━━━ DATA SHOWN ━━━
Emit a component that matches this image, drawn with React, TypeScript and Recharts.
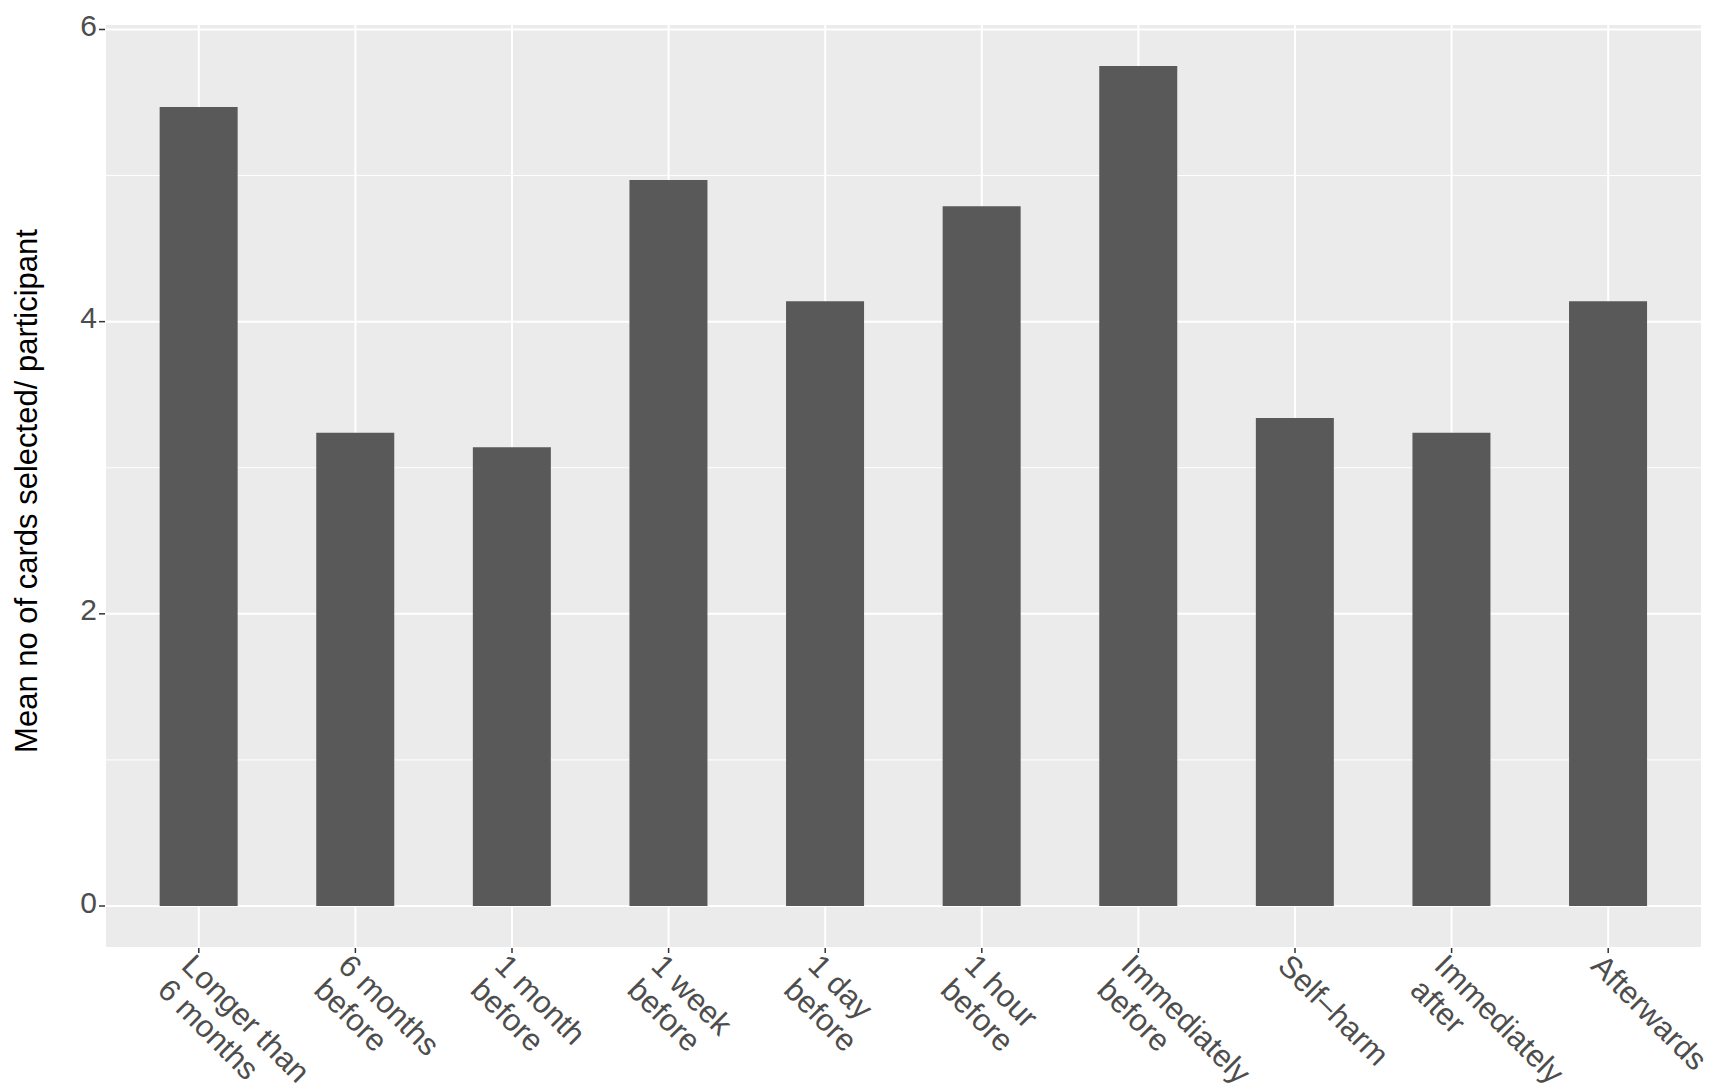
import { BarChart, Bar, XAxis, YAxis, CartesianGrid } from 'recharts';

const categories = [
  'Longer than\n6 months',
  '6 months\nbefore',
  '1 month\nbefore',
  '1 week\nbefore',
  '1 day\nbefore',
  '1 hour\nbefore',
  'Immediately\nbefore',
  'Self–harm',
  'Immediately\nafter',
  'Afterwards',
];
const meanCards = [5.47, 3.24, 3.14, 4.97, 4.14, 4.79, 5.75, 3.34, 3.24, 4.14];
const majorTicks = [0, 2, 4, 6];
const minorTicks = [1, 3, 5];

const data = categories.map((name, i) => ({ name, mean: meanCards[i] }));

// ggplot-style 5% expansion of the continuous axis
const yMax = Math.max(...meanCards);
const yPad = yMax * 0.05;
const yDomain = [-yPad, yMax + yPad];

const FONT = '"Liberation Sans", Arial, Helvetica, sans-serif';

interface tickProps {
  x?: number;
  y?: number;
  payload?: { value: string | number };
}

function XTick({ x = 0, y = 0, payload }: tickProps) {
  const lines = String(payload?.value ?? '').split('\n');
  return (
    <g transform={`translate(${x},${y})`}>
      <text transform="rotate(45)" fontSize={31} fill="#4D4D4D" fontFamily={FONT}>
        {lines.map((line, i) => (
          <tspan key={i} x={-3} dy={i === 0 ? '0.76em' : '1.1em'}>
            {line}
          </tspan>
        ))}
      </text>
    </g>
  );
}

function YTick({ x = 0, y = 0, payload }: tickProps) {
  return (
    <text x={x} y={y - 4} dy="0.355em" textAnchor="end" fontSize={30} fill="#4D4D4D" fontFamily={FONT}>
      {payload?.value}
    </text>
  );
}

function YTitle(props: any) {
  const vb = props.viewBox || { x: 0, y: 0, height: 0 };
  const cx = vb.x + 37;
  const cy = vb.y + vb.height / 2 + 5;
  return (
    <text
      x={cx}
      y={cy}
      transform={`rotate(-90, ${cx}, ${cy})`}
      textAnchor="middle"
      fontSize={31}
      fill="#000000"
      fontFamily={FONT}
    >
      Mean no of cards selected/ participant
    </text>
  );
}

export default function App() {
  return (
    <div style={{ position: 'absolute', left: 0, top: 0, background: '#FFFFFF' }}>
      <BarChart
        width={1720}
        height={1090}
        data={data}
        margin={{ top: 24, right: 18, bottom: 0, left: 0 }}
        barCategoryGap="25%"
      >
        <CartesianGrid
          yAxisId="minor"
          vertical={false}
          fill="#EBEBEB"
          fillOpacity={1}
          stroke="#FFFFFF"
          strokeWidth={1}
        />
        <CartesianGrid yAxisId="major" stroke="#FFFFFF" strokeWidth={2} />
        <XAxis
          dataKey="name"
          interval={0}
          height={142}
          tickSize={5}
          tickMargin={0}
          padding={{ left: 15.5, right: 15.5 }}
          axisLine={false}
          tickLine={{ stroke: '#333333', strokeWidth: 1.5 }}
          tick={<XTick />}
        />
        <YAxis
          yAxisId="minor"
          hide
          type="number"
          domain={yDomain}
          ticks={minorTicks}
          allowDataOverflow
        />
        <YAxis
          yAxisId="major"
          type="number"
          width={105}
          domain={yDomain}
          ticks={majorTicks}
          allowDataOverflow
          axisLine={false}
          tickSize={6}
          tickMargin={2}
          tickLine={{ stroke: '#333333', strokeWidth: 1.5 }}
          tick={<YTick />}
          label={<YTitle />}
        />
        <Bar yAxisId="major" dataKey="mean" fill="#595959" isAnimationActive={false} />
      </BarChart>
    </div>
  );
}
━━━
Starting with the first line of the data above and ending with the line containing "XAxis, YAxis, CartesianGrid", please restate every line exactly, leaving images out.

Emit a component that matches this image, drawn with React, TypeScript and Recharts.
import { BarChart, Bar, XAxis, YAxis, CartesianGrid } from 'recharts';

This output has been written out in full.